9 Responses to "My Latest Ethical Dilemma"

Emmie {orange + barrel} said... January 13, 2009 at 9:47 AM

Easy, you will get about $10 in a couple of years, or you take the write off and transfer the title to the guy who acted in good faith. The stress of a law suit is not worth it.

Bill Goldman said... January 13, 2009 at 11:19 AM

Bill Goldman said...
David, this is quite the quandary. My guess to resolve this is to determine what the car is actually worth. Set yourself a limit, before doing an analysis, and if the car is under that limit, and assuming the purchaser acted in good faith, than let it go. If, however, the value of the car is more than the limit you artificially set than keep the car, fix it up, and resell it. There will be no happy parties to this affair, as one of you will take the loss.... however, do what your heart tells you is the right thing. One question to ask is if you keep the car and resell it is if you will still be a party to the court case? I Hope all is well....we think of you often!

Mike West said... January 13, 2009 at 2:48 PM

David, I agree this is not an easy call, but I would send the title to the buyer who acted in good faith and paid for the car. Okay, you will be out a few thousand dollars, but five? A 2001 Hyundai is probably worth $3500, unless I miss my guess. So you'll be out a few grand. You were swindled!

Meanwhile, consider if you take the car back. One, you will have put the hurt on the other guy, not you, and you'll never forget you did that, even if you sell it in a few weeks to someone else. And you will have cheated yourself of the schadenfreude you would have experienced when the crooked broker goes to the lockup for his crime(s).

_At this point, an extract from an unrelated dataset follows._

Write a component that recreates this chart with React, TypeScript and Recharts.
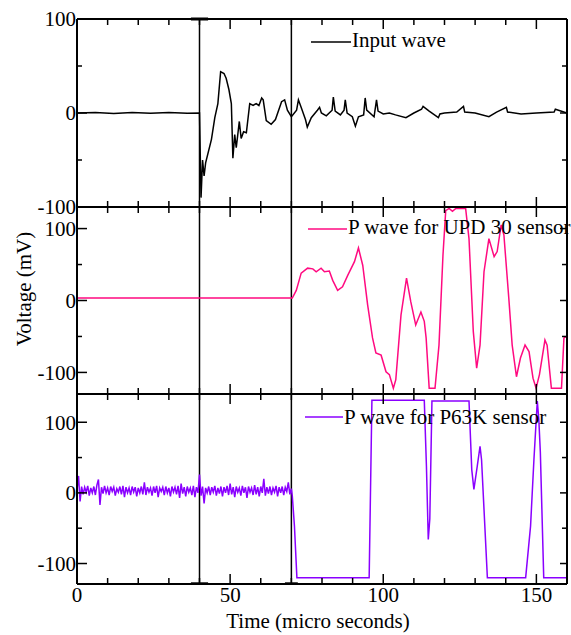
import React from 'react';
import { LineChart, Line, XAxis, YAxis, ReferenceLine, Legend } from 'recharts';

const FONT = '"Liberation Serif", "Times New Roman", serif';
const FS = 21;

const timeTicks = [0, 10, 20, 30, 40, 50, 60, 70, 80, 90, 100, 110, 120, 130, 140, 150, 160];
const voltTicks = [-100, -50, 0, 50, 100];
const markerTimes = [40, 70];

// [time (micro s), voltage (mV)]
const inputWave = [
  [0, 0], [6, 0.5], [12, -0.5], [18, 0.5], [24, -0.3], [30, 0.4], [36, -0.3], [40, 0],
  [40.5, -90], [41, -50], [41.5, -67], [42, -53], [43.9, -28], [45, -5], [46, 10], [46.9, 44],
  [48, 42], [48.7, 37], [49.6, 25], [50.4, 10], [50.9, -48], [51.5, -23], [52, -37], [53, -9],
  [53.6, -27], [54.4, -20], [55.3, -21], [56.4, 10], [57.5, 8], [58.5, 10], [59.4, 8], [60.3, 16],
  [60.8, 14], [61.8, -8], [63.4, -12], [64.8, -7], [66.8, 12], [67.8, 14], [68.7, 3], [70, -4],
  [71.7, 3], [72.3, 14], [73.3, 5], [74.6, -7], [75.2, -15], [76.5, -5], [78.5, 3], [79.2, 6],
  [79.8, 0], [81.4, -3], [83.3, 3], [83.7, 17], [84.3, 2], [86, -2], [87.2, 3], [87.6, 14],
  [88.2, 0], [89.9, -4], [90.9, -14], [91.9, -4], [93.6, -2], [94.1, 16], [94.6, 3], [97, -4],
  [97.8, 14], [98.3, 2], [100, -1], [102, 0], [104, -2], [107.4, -5], [110, 0], [112.5, 4],
  [113, 7], [115, 2], [118, -5], [118.5, -1], [120, 0], [124, 1], [126.2, 7], [126.6, 1],
  [130, 0], [134.5, -4], [137, 1], [140.2, 6], [140.6, 1], [145, -1], [150, 0], [155.8, 1],
  [156.2, 4], [160, 0],
];

const upd30Wave = [
  [0, 3.5], [70.3, 3.5], [71.6, 14], [73.2, 38], [75.3, 45], [77, 44], [78.1, 40], [79.7, 45],
  [80.8, 40], [82.4, 41], [83.5, 28], [85.1, 14], [86.7, 19], [88.4, 35], [90.6, 54], [91.9, 73],
  [93.3, 49], [94.9, -6], [96.5, -52], [97.6, -73], [99.3, -76], [100.9, -99], [102, -103],
  [103.3, -122], [104.1, -110], [105.8, -20], [107.6, 31], [109, -2], [110.6, -34], [112.3, -16],
  [113.4, -29], [114, -52], [115, -122], [116.9, -122], [118.2, -62], [119.5, 63], [120.4, 125],
  [121.5, 128], [122.6, 124], [123.7, 128], [126.9, 128], [128, 86], [129.4, -43], [130.5, -94],
  [131.6, -62], [132.9, 40], [134.5, 86], [136.2, 61], [137.2, 68], [138.5, 105], [139.4, 91],
  [141, 3], [142.1, -62], [143.5, -106], [144.8, -80], [146.3, -62], [147.6, -71], [148.9, -108],
  [149.9, -122], [151, -103], [152.8, -55], [153.5, -62], [154.9, -122], [158.2, -122], [159, -52],
  [160, -50],
];

const p63kWave = [
  [0, 4], [0.5, 24], [1, -12], [1.5, 9], [2, -2], [2.5, 8], [3, 1], [3.5, 10], [4, -4], [4.5, 7],
  [5, 0], [5.5, 9], [6, -3], [6.5, 11], [7, 19], [7.5, -17], [8, 8], [8.5, -1], [9, 10], [9.5, 0],
  [10, 7], [10.5, -3], [11, 9], [11.5, 2], [12, 8], [12.5, -4], [13, 6], [13.5, 1], [14, 9], [14.5, -2],
  [15, 10], [15.5, -6], [16, 8], [16.5, 0], [17, 7], [17.5, -3], [18, 9], [18.5, 1], [19, 8], [19.5, -5],
  [20, 7], [20.5, 0], [21, 9], [21.5, -2], [22, 15], [22.5, -3], [23, 8], [23.5, 1], [24, 7], [24.5, -4],
  [25, 9], [25.5, 0], [26, 10], [26.5, -6], [27, 7], [27.5, 2], [28, 8], [28.5, -3], [29, 9], [29.5, 0],
  [30, 7], [30.5, -5], [31, 9], [31.5, 1], [32, 8], [32.5, -2], [33, 10], [33.5, -7], [34, 13], [34.5, -1],
  [35, 8], [35.5, -5], [36, 9], [36.5, 1], [37, 7], [37.5, -3], [38, 10], [38.5, -6], [39, 8], [39.5, 0],
  [40, 26], [40.5, -4], [41, 9], [41.5, -15], [42, 7], [42.5, 0], [43, 9], [43.5, -3], [44, 8], [44.5, 1],
  [45, 10], [45.5, -4], [46, 7], [46.5, -1], [47, 9], [47.5, -5], [48, 8], [48.5, 0], [49, 10], [49.5, -3],
  [50, 13], [50.5, -2], [51, 8], [51.5, -6], [52, 9], [52.5, 1], [53, 7], [53.5, -4], [54, 10], [54.5, 0],
  [55, 8], [55.5, -7], [56, 9], [56.5, 1], [57, 7], [57.5, -3], [58, 11], [58.5, -2], [59, 8], [59.5, -5],
  [60, 9], [60.5, 0], [61, 20], [61.5, -4], [62, 8], [62.5, -1], [63, 9], [63.5, -3], [64, 7], [64.5, 1],
  [65, 10], [65.5, -5], [66, 8], [66.5, 0], [67, 9], [67.5, -3], [68, 8], [68.5, 2], [69, 15], [69.5, -2],
  [70, 6], [70.3, -4], [71, -47], [71.8, -120], [95.4, -120], [96.3, 131], [113.4, 131],
  [114.1, 38], [114.7, -66], [115.2, -37], [115.9, 130], [128, 130], [128.9, 33], [129.6, 5],
  [130.7, 38], [131.6, 66], [132.1, 47], [134, -120], [146.5, -120], [148.1, -47], [149.2, 47],
  [150.3, 130], [150.8, 104], [151.3, 57], [152.4, -120], [160, -120],
];

const toRows = (pts: number[][]) => pts.map(([t, v]) => ({ t, v }));

const bottomTick = (labels: boolean) => (props: any) => {
  const x = Number(props.x);
  const y = Number(props.y);
  const value = props.payload.value;
  const major = value % 50 === 0;
  return (
    <g>
      <line x1={x} x2={x} y1={y} y2={y - (major ? 10 : 6)} stroke="#000" strokeWidth={1.5} />
      {labels && major && (
        <text x={x} y={y + 18} textAnchor="middle" fontFamily={FONT} fontSize={FS} fill="#000">
          {value}
        </text>
      )}
    </g>
  );
};

const TopTick = (props: any) => {
  const x = Number(props.x);
  const y = Number(props.y);
  const major = props.payload.value % 50 === 0;
  return <line x1={x} x2={x} y1={y} y2={y + (major ? 10 : 6)} stroke="#000" strokeWidth={1.5} />;
};

const LeftTick = (props: any) => {
  const x = Number(props.x);
  const y = Number(props.y);
  const value = props.payload.value;
  const major = value % 100 === 0;
  return (
    <g>
      <line x1={x} x2={x + (major ? 10 : 5)} y1={y} y2={y} stroke="#000" strokeWidth={1.5} />
      {major && (
        <text x={x - 1} y={y} dy="0.35em" textAnchor="end" fontFamily={FONT} fontSize={FS} fill="#000">
          {value}
        </text>
      )}
    </g>
  );
};

const RightTick = (props: any) => {
  const x = Number(props.x);
  const y = Number(props.y);
  const major = props.payload.value % 100 === 0;
  return <line x1={x} x2={x - (major ? 7 : 5)} y1={y} y2={y} stroke="#000" strokeWidth={1.5} />;
};

const axisLine = { stroke: '#000', strokeWidth: 2 };

// the box round each panel: four axes, ticks pointing inward
function frame(domain: number[], timeLabels: boolean) {
  return [
    <XAxis key="xb" xAxisId="b" type="number" dataKey="t" domain={[0, 160]} ticks={timeTicks} interval={0}
      height={1} tickSize={0} tickMargin={0} axisLine={axisLine} tickLine={false}
      tick={bottomTick(timeLabels)} allowDataOverflow />,
    <XAxis key="xt" xAxisId="t" orientation="top" type="number" dataKey="t" domain={[0, 160]} ticks={timeTicks}
      interval={0} height={1} tickSize={0} tickMargin={0} axisLine={axisLine} tickLine={false}
      tick={TopTick} allowDataOverflow />,
    <YAxis key="yl" yAxisId="l" type="number" domain={domain} ticks={voltTicks} interval={0} width={60}
      tickSize={0} tickMargin={0} axisLine={axisLine} tickLine={false} tick={LeftTick} allowDataOverflow />,
    <YAxis key="yr" yAxisId="r" orientation="right" type="number" domain={domain} ticks={voltTicks} interval={0}
      width={1} tickSize={0} tickMargin={0} axisLine={axisLine} tickLine={false} tick={RightTick} allowDataOverflow />,
  ];
}

function markers() {
  return markerTimes.map((t) => (
    <ReferenceLine key={'m' + t} x={t} xAxisId="b" yAxisId="l" stroke="#000" strokeWidth={1.5} ifOverflow="hidden" />
  ));
}

const legendContent = (label: string, color: string, x1: number, x2: number, y: number, base: number) => () => (
  <svg width={571} height={70} style={{ display: 'block', overflow: 'hidden' }}>
    <line x1={x1} x2={x2} y1={y} y2={y} stroke={color} strokeWidth={1.5} />
    <text x={x2 + 1} y={base} fontFamily={FONT} fontSize={FS} fill="#000">{label}</text>
  </svg>
);

const legendWrap = { left: 0, top: 0, width: 571, height: 70, margin: 0, padding: 0 };

const App = () => {
  return (
    <div style={{ position: 'absolute', left: 0, top: 0, width: 571, height: 635, background: '#fff' }}>
      {/* Input wave */}
      <div style={{ position: 'absolute', left: 0, top: 0 }}>
        <LineChart width={571} height={230} margin={{ top: 18, right: 3, bottom: 22, left: 17 }}>
          {frame([-100, 100], false)}
          {markers()}
          <ReferenceLine xAxisId="b" yAxisId="l" segment={[{ x: 37.2, y: 100 }, { x: 42.8, y: 100 }]}
            stroke="#000" strokeWidth={3} ifOverflow="visible" />
          <Line xAxisId="b" yAxisId="l" data={toRows(inputWave)} dataKey="v" type="linear" stroke="#000"
            strokeWidth={1.5} dot={false} isAnimationActive={false} />
          <Legend layout="horizontal" verticalAlign="middle" align="center" wrapperStyle={legendWrap}
            content={legendContent('Input wave', '#000', 311, 351, 42, 47)} />
        </LineChart>
      </div>

      {/* UPD 30 */}
      <div style={{ position: 'absolute', left: 0, top: 180 }}>
        <LineChart width={571} height={230} margin={{ top: 26, right: 3, bottom: 15, left: 17 }}>
          {frame([-130, 130], false)}
          {markers()}
          <Line xAxisId="b" yAxisId="l" data={toRows(upd30Wave)} dataKey="v" type="linear" stroke="#ff0a80"
            strokeWidth={1.5} dot={false} isAnimationActive={false} />
          <Legend layout="horizontal" verticalAlign="middle" align="center" wrapperStyle={legendWrap}
            content={legendContent('P wave for UPD 30 sensor', '#ff0a80', 308, 347, 49, 54)} />
        </LineChart>
      </div>

      {/* P63K */}
      <div style={{ position: 'absolute', left: 0, top: 370 }}>
        <LineChart width={571} height={265} margin={{ top: 23, right: 3, bottom: 50, left: 17 }}>
          {frame([-129, 140], true)}
          {markers()}
          <ReferenceLine xAxisId="b" yAxisId="l" segment={[{ x: 37.2, y: -128 }, { x: 42.8, y: -128 }]}
            stroke="#000" strokeWidth={2} ifOverflow="visible" />
          <ReferenceLine xAxisId="b" yAxisId="l" segment={[{ x: 67.9, y: -128 }, { x: 72.1, y: -128 }]}
            stroke="#000" strokeWidth={2} ifOverflow="visible" />
          <Line xAxisId="b" yAxisId="l" data={toRows(p63kWave)} dataKey="v" type="linear" stroke="#8a00ff"
            strokeWidth={1.5} dot={false} isAnimationActive={false} />
          <Legend layout="horizontal" verticalAlign="middle" align="center" wrapperStyle={legendWrap}
            content={legendContent('P wave for P63K sensor', '#8a00ff', 305, 343, 47, 54)} />
        </LineChart>
      </div>

      {/* axis titles */}
      <svg width={571} height={635} style={{ position: 'absolute', left: 0, top: 0, pointerEvents: 'none' }}>
        <text x={31} y={289} transform="rotate(-90, 31, 289)" textAnchor="middle" fontFamily={FONT}
          fontSize={FS} fill="#000">Voltage (mV)</text>
        <text x={318} y={628} textAnchor="middle" fontFamily={FONT} fontSize={FS} fill="#000">
          Time (micro seconds)
        </text>
      </svg>
    </div>
  );
};

export default App;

I say, take the hit and get past it.

-- Michael West

Anonymous said... January 14, 2009 at 12:05 AM

David, I would give up! Be a NICE guy and pass the title over to the genuine buyer. You have both been 'had' - there is no winner here. But by being a nice guy to the genuine buyer, you will feel better great story though. Barry

Mike West said... January 14, 2009 at 1:17 PM

David, my wife Linda thinks you should split the difference with the buyer. Of course, both of you would lose something that way, but nobody would solely be the loser. She has a point, but I still prefer my earlier response.

-- Michael West

Andrew Mitton said... January 14, 2009 at 5:32 PM

I suppose that these are the costs and risks of trust. I would much rather live my life trusting people than spending the time and effort minimizing these costs and risks. It makes sense at the catastrophic level, but not at this level. I think you did right by trusting in the first place and can continue to do right by writing this one off. I'm certain that the dividends you've received by trusting people far outweigh this incident.

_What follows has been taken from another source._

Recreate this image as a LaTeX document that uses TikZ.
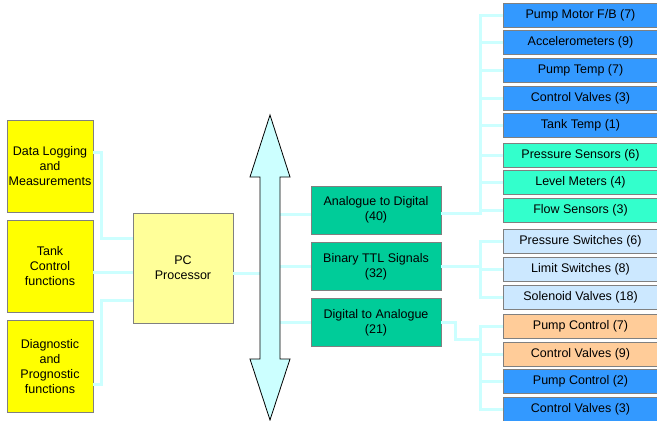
\documentclass[tikz,border=0pt]{standalone}
\usepackage{fontspec}
\setmainfont{Liberation Sans}
\definecolor{linkc}{HTML}{CCFFFF}
\definecolor{busc}{HTML}{CCFFFF}
\definecolor{edgec}{HTML}{808080}
\definecolor{yellowc}{HTML}{FFFF00}
\definecolor{pcc}{HTML}{FFFF99}
\definecolor{greenc}{HTML}{00CC99}
\definecolor{bluec}{HTML}{3399FF}
\definecolor{aquac}{HTML}{33FFCC}
\definecolor{palec}{HTML}{CCE8FF}
\definecolor{orangec}{HTML}{FFCC99}
\tikzset{
  box/.style={draw=edgec, line width=.8pt, inner sep=0pt, align=center,
    font=\fontsize{12.5}{15}\selectfont},
  funcbox/.style={box, fill=yellowc, minimum width=86pt, minimum height=92pt},
  convbox/.style={box, fill=greenc, minimum width=130pt, minimum height=48pt},
  sensbox/.style={box, minimum width=155pt, minimum height=24pt},
  link/.style={draw=linkc, line width=3pt}
}
\begin{document}
\begin{tikzpicture}[x=1pt,y=-1pt]
			\useasboundingbox (0,0) rectangle (657,421);
			
			% functions and processor
			\node[funcbox] (dlog) at (50,166) {Data Logging\\and\\Measurements};
			\node[funcbox] (tank) at (50,266.5) {Tank\\Control\\functions};
			\node[funcbox] (diag) at (50,366.5) {Diagnostic\\and\\Prognostic\\functions};
			\node[box, fill=pcc, minimum width=100pt, minimum height=110pt] (pc) at (183,268) {PC\\Processor};
			
			% converters
			\node[convbox] (a2d) at (376,210) {Analogue to Digital\\(40)};
			\node[convbox] (ttl) at (376,266.5) {Binary TTL Signals\\(32)};
			\node[convbox] (d2a) at (376,322.5) {Digital to Analogue\\(21)};
			
			% sensors and actuators
			\node[sensbox, fill=bluec] (pmfb) at (580.5,15) {Pump Motor F/B (7)};
			\node[sensbox, fill=bluec] (accel) at (580.5,42.5) {Accelerometers (9)};
			\node[sensbox, fill=bluec] (ptemp) at (580.5,70.5) {Pump Temp (7)};
			\node[sensbox, fill=bluec] (cvalve) at (580.5,98) {Control Valves (3)};
			\node[sensbox, fill=bluec] (ttemp) at (580.5,125.5) {Tank Temp (1)};
			\node[sensbox, fill=aquac] (psens) at (580.5,155) {Pressure Sensors (6)};
			\node[sensbox, fill=aquac] (lmeter) at (580.5,182.5) {Level Meters (4)};
			\node[sensbox, fill=aquac] (fsens) at (580.5,210.5) {Flow Sensors (3)};
			\node[sensbox, fill=palec] (pswitch) at (580.5,241) {Pressure Switches (6)};
			\node[sensbox, fill=palec] (lswitch) at (580.5,269) {Limit Switches (8)};
			\node[sensbox, fill=palec] (svalve) at (580.5,297) {Solenoid Valves (18)};
			\node[sensbox, fill=orangec] (pctrlA) at (580.5,326) {Pump Control (7)};
			\node[sensbox, fill=orangec] (cvalveA) at (580.5,354) {Control Valves (9)};
			\node[sensbox, fill=bluec] (pctrlB) at (580.5,381.5) {Pump Control (2)};
			\node[sensbox, fill=bluec] (cvalveB) at (580.5,409) {Control Valves (3)};
			
			\coordinate (jogL) at (101,0);
			\coordinate (busL) at (260,0); \coordinate (busR) at (280,0);
			\coordinate (trunk) at (480,0);
			\coordinate (jogD) at (455,339);
			
			% left side links
			\draw[link] ([yshift=14pt]dlog.east) -| ([yshift=30pt]pc.west -| jogL) -- ([yshift=30pt]pc.west);
			\draw[link] ([yshift=-6pt]tank.east) -- ([yshift=-6pt]tank.east -| pc.west);
			\draw[link] ([yshift=-18pt]diag.east) -| ([yshift=-32pt]pc.west -| jogL) -- ([yshift=-32pt]pc.west);
			\draw[link] ([yshift=-5pt]pc.east) -- ([yshift=-5pt]pc.east -| busL);
			
			% bus links
			\draw[link] ([yshift=-4pt]a2d.west) -- ([yshift=-4pt]a2d.west -| busR);
			\draw[link] (ttl.west) -- (ttl.west -| busR);
			\draw[link] (d2a.west) -- (d2a.west -| busR);
			
			% right side links
			\draw[link] ([yshift=-3pt]a2d.east) -- ([yshift=-3pt]a2d.east -| trunk) |- (pmfb.west);
			\foreach \n in {accel,ptemp,cvalve,ttemp,psens,lmeter,fsens}
				\draw[link] (\n.west) -- (\n.west -| trunk);
			\draw[link] (ttl.east) -- (ttl.east -| trunk);
			\draw[link] (pswitch.west) -- (pswitch.west -| trunk) -- (svalve.west -| trunk) -- (svalve.west);
			\draw[link] (lswitch.west) -- (lswitch.west -| trunk);
			\draw[link] (d2a.east) -| (jogD) -- (jogD -| trunk);
			\draw[link] (pctrlA.west) -- (pctrlA.west -| trunk) -- (cvalveB.west -| trunk) -- (cvalveB.west);
			\draw[link] (cvalveA.west) -- (cvalveA.west -| trunk);
			\draw[link] (pctrlB.west) -- (pctrlB.west -| trunk);
			
			% bus arrow
			\draw[fill=busc, line width=.8pt] (270,115) -- (290,177) -- (280,177) -- (280,359) -- (290,359) -- (270,420)
				-- (250,359) -- (260,359) -- (260,177) -- (250,177) -- cycle;
\end{tikzpicture}
\end{document}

David Childers said... January 15, 2009 at 7:32 PM

I think that all of you have confirmed what I thought was the right thing to do from the begining. This person, to the best of my knowledge bought the car in good faith. I just need to determine how to make the transfer without further downstream risk.

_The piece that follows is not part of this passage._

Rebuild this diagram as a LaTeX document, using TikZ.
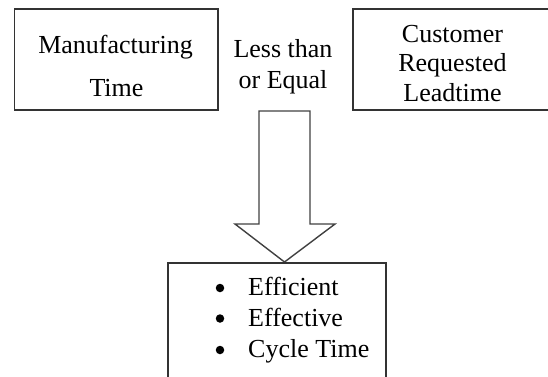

Anonymous said... January 22, 2009 at 11:56 AM

So am I correct in understanding that the location of the "broker" who has skipped town is known to authorities? And that since this is a "civil" matter, as opposed to a "criminal" matter, no jail time or community service time is in store for this criminal? If I were wealthy enough to own a mercedes, I think I might hire a criminal prosecutor and/or a private investigator in an effort to see about puting this man behind bars. If I weren't that wealthy, I might see if there are any consumer protection organizations around who might be willing to aid in that kind of an effort.

My priority in this situation would not be to minimize my losses or make sure the losses involved were fairly distributed across the victims. My priority would be to protect future victims by punishing the guilty party in a way that would be effective in preventing them, or anyone who becomes aware of what happened to them, from victimizing anyone else.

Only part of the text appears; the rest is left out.